+++ Records supplied
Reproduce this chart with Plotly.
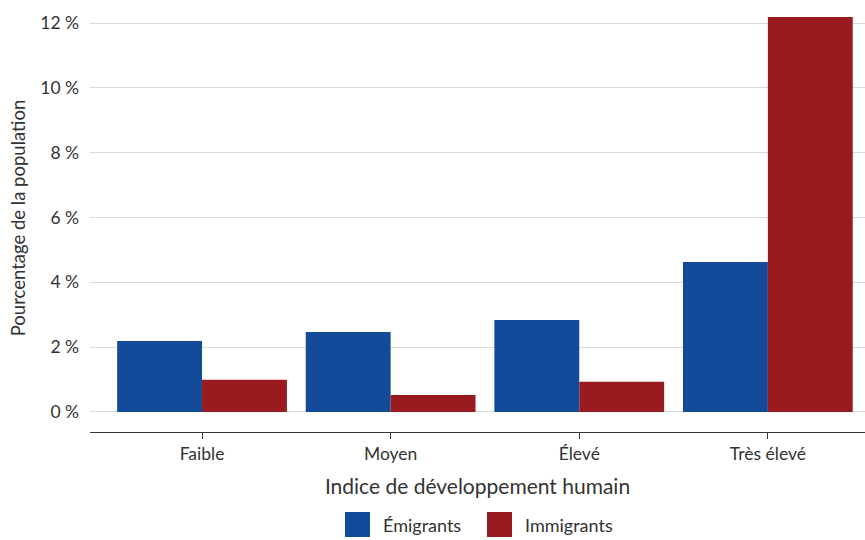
import plotly.graph_objects as go

# Population share of emigrants and immigrants by human development level
categories = ["Faible", "Moyen", "Élevé", "Très élevé"]
emigrants = [2.19, 2.47, 2.84, 4.63]
immigrants = [0.99, 0.52, 0.93, 12.19]
y_ticks = [0, 2, 4, 6, 8, 10, 12]
y_tick_labels = [f"{v}\u202f%" for v in y_ticks]

BLUE = "#134B9A"
RED = "#9A1B1F"
FONT = "Lato, 'Open Sans', sans-serif"
TEXT = "#333333"

fig = go.Figure()
fig.add_trace(go.Bar(name="Émigrants", x=categories, y=emigrants,
                     marker=dict(color=BLUE, line=dict(width=0)), showlegend=False))
fig.add_trace(go.Bar(name="Immigrants", x=categories, y=immigrants,
                     marker=dict(color=RED, line=dict(width=0)), showlegend=False))

# Plot area geometry (pixels) used to place the hand-built legend
L, R, T, B = 90, 865, 4, 432
W, H = 865, 540


def px(x):
    return (x - L) / (R - L)


def py(y):
    return (B - y) / (B - T)


legend_items = [("Émigrants", BLUE, 345), ("Immigrants", RED, 487)]
shapes = []
annotations = []
for label, color, x0 in legend_items:
    shapes.append(dict(type="rect", xref="paper", yref="paper",
                       x0=px(x0), x1=px(x0 + 25), y0=py(537), y1=py(512),
                       fillcolor=color, line=dict(width=0)))
    annotations.append(dict(text=label, xref="paper", yref="paper",
                            x=px(x0 + 36), y=py(525), xanchor="left", yanchor="middle",
                            showarrow=False, font=dict(size=18, color=TEXT, family=FONT)))

fig.update_layout(
    width=W, height=H,
    margin=dict(l=L, r=W - R, t=T, b=H - B),
    paper_bgcolor="white", plot_bgcolor="white",
    barmode="group", bargap=0.1, bargroupgap=0,
    font=dict(family=FONT, color=TEXT, size=17),
    shapes=shapes, annotations=annotations,
    xaxis=dict(
        range=[-0.594, 3.515],
        showline=True, linecolor=TEXT, linewidth=1.3,
        ticks="outside", ticklen=6, tickcolor=TEXT, tickwidth=1,
        tickfont=dict(size=17.5, color=TEXT),
        title=dict(text="Indice de développement humain", font=dict(size=21, color=TEXT), standoff=16),
        showgrid=False, zeroline=False,
    ),
    yaxis=dict(
        range=[-0.62, 12.59],
        tickvals=y_ticks, ticktext=y_tick_labels,
        tickfont=dict(size=17.5, color=TEXT),
        showgrid=True, gridcolor="#d9d9d9", gridwidth=1,
        zeroline=False, showline=False, ticks="", ticklabelstandoff=10,
        title=dict(text="Pourcentage de la population", font=dict(size=18.5, color=TEXT), standoff=9),
    ),
)

fig.write_html("out.html")
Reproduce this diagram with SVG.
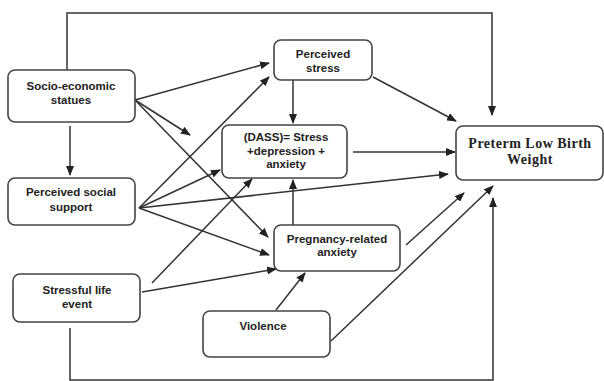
<svg xmlns="http://www.w3.org/2000/svg" width="604" height="381" viewBox="0 0 604 381">
<defs>
<marker id="ah" markerWidth="10" markerHeight="8" refX="9" refY="4" orient="auto" markerUnits="userSpaceOnUse">
<path d="M0,0 L10,4 L0,8 Z" fill="#222"/>
</marker>
<style>
.box{fill:#fff;stroke:#444;stroke-width:1.6}
.t{font-family:"Liberation Sans",Arial,sans-serif;font-size:11.5px;font-weight:bold;fill:#222;text-anchor:middle}
.ts{font-family:"Liberation Serif","Times New Roman",serif;font-size:14px;font-weight:bold;fill:#222;text-anchor:middle;letter-spacing:0.5px}
.c{fill:none;stroke:#333;stroke-width:1.5}
.a{marker-end:url(#ah)}
</style>
</defs>
<rect width="604" height="381" fill="#fff"/>
<g id="connectors">
<path class="c a" d="M67,70 V13 H492 V115"/>
<path class="c a" d="M135,100 L269,63"/>
<path class="c a" d="M135,100 L190,135"/>
<path class="c a" d="M135,100 L268,237"/>
<path class="c a" d="M70,126 V175"/>
<path class="c a" d="M139,208 L269,77"/>
<path class="c a" d="M139,208 L220,170"/>
<path class="c a" d="M139,208 L448,174"/>
<path class="c a" d="M139,208 L269,255"/>
<path class="c a" d="M152,283 L252,179"/>
<path class="c a" d="M142,292 L276,269"/>
<path class="c a" d="M276,310 L305,273"/>
<path class="c a" d="M331,341 L493,186"/>
<path class="c a" d="M406,245 L464,193"/>
<path class="c a" d="M293,226 V180"/>
<path class="c a" d="M293,80 V123"/>
<path class="c a" d="M353,152 H455"/>
<path class="c a" d="M373,77 L456,121"/>
<path class="c a" d="M70,328 V380 H493 V198"/>
</g>
<g id="socio">
<rect class="box" x="8" y="70" width="127" height="52" rx="7"/>
<text class="t" x="71" y="90">Socio-economic</text>
<text class="t" x="71" y="104">statues</text>
</g>
<g id="social-support">
<rect class="box" x="8" y="178" width="127" height="47" rx="7"/>
<text class="t" x="71" y="196">Perceived social</text>
<text class="t" x="71" y="211">support</text>
</g>
<g id="stressful-life">
<rect class="box" x="13" y="274" width="127" height="48" rx="7"/>
<text class="t" x="77" y="294">Stressful life</text>
<text class="t" x="77" y="308">event</text>
</g>
<g id="perceived-stress">
<rect class="box" x="274" y="40" width="98" height="40" rx="7"/>
<text class="t" x="323" y="58">Perceived</text>
<text class="t" x="323" y="72">stress</text>
</g>
<g id="dass">
<rect class="box" x="222" y="125" width="125" height="53" rx="7"/>
<text class="t" x="286" y="141">(DASS)= Stress</text>
<text class="t" x="286" y="155">+depression +</text>
<text class="t" x="286" y="168">anxiety</text>
</g>
<g id="pregnancy">
<rect class="box" x="274" y="225" width="126" height="46" rx="7"/>
<text class="t" x="337" y="243">Pregnancy-related</text>
<text class="t" x="337" y="256">anxiety</text>
</g>
<g id="violence">
<rect class="box" x="203" y="311" width="127" height="46" rx="7"/>
<text class="t" x="263" y="330">Violence</text>
</g>
<g id="preterm">
<rect class="box" x="456" y="126" width="147" height="54" rx="7"/>
<text class="ts" x="530" y="148">Preterm Low Birth</text>
<text class="ts" x="530" y="164">Weight</text>
</g>
</svg>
++++++
▸ **What to do**
Retype every entry verbatim and exclude the pictures from the copy.

▸ **Solution below**
Reproduce this chart with Plotly.
import plotly.graph_objects as go

# Population share of emigrants and immigrants by human development level
categories = ["Faible", "Moyen", "Élevé", "Très élevé"]
emigrants = [2.19, 2.47, 2.84, 4.63]
immigrants = [0.99, 0.52, 0.93, 12.19]
y_ticks = [0, 2, 4, 6, 8, 10, 12]
y_tick_labels = [f"{v}\u202f%" for v in y_ticks]

BLUE = "#134B9A"
RED = "#9A1B1F"
FONT = "Lato, 'Open Sans', sans-serif"
TEXT = "#333333"

fig = go.Figure()
fig.add_trace(go.Bar(name="Émigrants", x=categories, y=emigrants,
                     marker=dict(color=BLUE, line=dict(width=0)), showlegend=False))
fig.add_trace(go.Bar(name="Immigrants", x=categories, y=immigrants,
                     marker=dict(color=RED, line=dict(width=0)), showlegend=False))

# Plot area geometry (pixels) used to place the hand-built legend
L, R, T, B = 90, 865, 4, 432
W, H = 865, 540


def px(x):
    return (x - L) / (R - L)


def py(y):
    return (B - y) / (B - T)


legend_items = [("Émigrants", BLUE, 345), ("Immigrants", RED, 487)]
shapes = []
annotations = []
for label, color, x0 in legend_items:
    shapes.append(dict(type="rect", xref="paper", yref="paper",
                       x0=px(x0), x1=px(x0 + 25), y0=py(537), y1=py(512),
                       fillcolor=color, line=dict(width=0)))
    annotations.append(dict(text=label, xref="paper", yref="paper",
                            x=px(x0 + 36), y=py(525), xanchor="left", yanchor="middle",
                            showarrow=False, font=dict(size=18, color=TEXT, family=FONT)))

fig.update_layout(
    width=W, height=H,
    margin=dict(l=L, r=W - R, t=T, b=H - B),
    paper_bgcolor="white", plot_bgcolor="white",
    barmode="group", bargap=0.1, bargroupgap=0,
    font=dict(family=FONT, color=TEXT, size=17),
    shapes=shapes, annotations=annotations,
    xaxis=dict(
        range=[-0.594, 3.515],
        showline=True, linecolor=TEXT, linewidth=1.3,
        ticks="outside", ticklen=6, tickcolor=TEXT, tickwidth=1,
        tickfont=dict(size=17.5, color=TEXT),
        title=dict(text="Indice de développement humain", font=dict(size=21, color=TEXT), standoff=16),
        showgrid=False, zeroline=False,
    ),
    yaxis=dict(
        range=[-0.62, 12.59],
        tickvals=y_ticks, ticktext=y_tick_labels,
        tickfont=dict(size=17.5, color=TEXT),
        showgrid=True, gridcolor="#d9d9d9", gridwidth=1,
        zeroline=False, showline=False, ticks="", ticklabelstandoff=10,
        title=dict(text="Pourcentage de la population", font=dict(size=18.5, color=TEXT), standoff=9),
    ),
)

fig.write_html("out.html")
Reproduce this diagram with SVG.
<svg xmlns="http://www.w3.org/2000/svg" width="604" height="381" viewBox="0 0 604 381">
<defs>
<marker id="ah" markerWidth="10" markerHeight="8" refX="9" refY="4" orient="auto" markerUnits="userSpaceOnUse">
<path d="M0,0 L10,4 L0,8 Z" fill="#222"/>
</marker>
<style>
.box{fill:#fff;stroke:#444;stroke-width:1.6}
.t{font-family:"Liberation Sans",Arial,sans-serif;font-size:11.5px;font-weight:bold;fill:#222;text-anchor:middle}
.ts{font-family:"Liberation Serif","Times New Roman",serif;font-size:14px;font-weight:bold;fill:#222;text-anchor:middle;letter-spacing:0.5px}
.c{fill:none;stroke:#333;stroke-width:1.5}
.a{marker-end:url(#ah)}
</style>
</defs>
<rect width="604" height="381" fill="#fff"/>
<g id="connectors">
<path class="c a" d="M67,70 V13 H492 V115"/>
<path class="c a" d="M135,100 L269,63"/>
<path class="c a" d="M135,100 L190,135"/>
<path class="c a" d="M135,100 L268,237"/>
<path class="c a" d="M70,126 V175"/>
<path class="c a" d="M139,208 L269,77"/>
<path class="c a" d="M139,208 L220,170"/>
<path class="c a" d="M139,208 L448,174"/>
<path class="c a" d="M139,208 L269,255"/>
<path class="c a" d="M152,283 L252,179"/>
<path class="c a" d="M142,292 L276,269"/>
<path class="c a" d="M276,310 L305,273"/>
<path class="c a" d="M331,341 L493,186"/>
<path class="c a" d="M406,245 L464,193"/>
<path class="c a" d="M293,226 V180"/>
<path class="c a" d="M293,80 V123"/>
<path class="c a" d="M353,152 H455"/>
<path class="c a" d="M373,77 L456,121"/>
<path class="c a" d="M70,328 V380 H493 V198"/>
</g>
<g id="socio">
<rect class="box" x="8" y="70" width="127" height="52" rx="7"/>
<text class="t" x="71" y="90">Socio-economic</text>
<text class="t" x="71" y="104">statues</text>
</g>
<g id="social-support">
<rect class="box" x="8" y="178" width="127" height="47" rx="7"/>
<text class="t" x="71" y="196">Perceived social</text>
<text class="t" x="71" y="211">support</text>
</g>
<g id="stressful-life">
<rect class="box" x="13" y="274" width="127" height="48" rx="7"/>
<text class="t" x="77" y="294">Stressful life</text>
<text class="t" x="77" y="308">event</text>
</g>
<g id="perceived-stress">
<rect class="box" x="274" y="40" width="98" height="40" rx="7"/>
<text class="t" x="323" y="58">Perceived</text>
<text class="t" x="323" y="72">stress</text>
</g>
<g id="dass">
<rect class="box" x="222" y="125" width="125" height="53" rx="7"/>
<text class="t" x="286" y="141">(DASS)= Stress</text>
<text class="t" x="286" y="155">+depression +</text>
<text class="t" x="286" y="168">anxiety</text>
</g>
<g id="pregnancy">
<rect class="box" x="274" y="225" width="126" height="46" rx="7"/>
<text class="t" x="337" y="243">Pregnancy-related</text>
<text class="t" x="337" y="256">anxiety</text>
</g>
<g id="violence">
<rect class="box" x="203" y="311" width="127" height="46" rx="7"/>
<text class="t" x="263" y="330">Violence</text>
</g>
<g id="preterm">
<rect class="box" x="456" y="126" width="147" height="54" rx="7"/>
<text class="ts" x="530" y="148">Preterm Low Birth</text>
<text class="ts" x="530" y="164">Weight</text>
</g>
</svg>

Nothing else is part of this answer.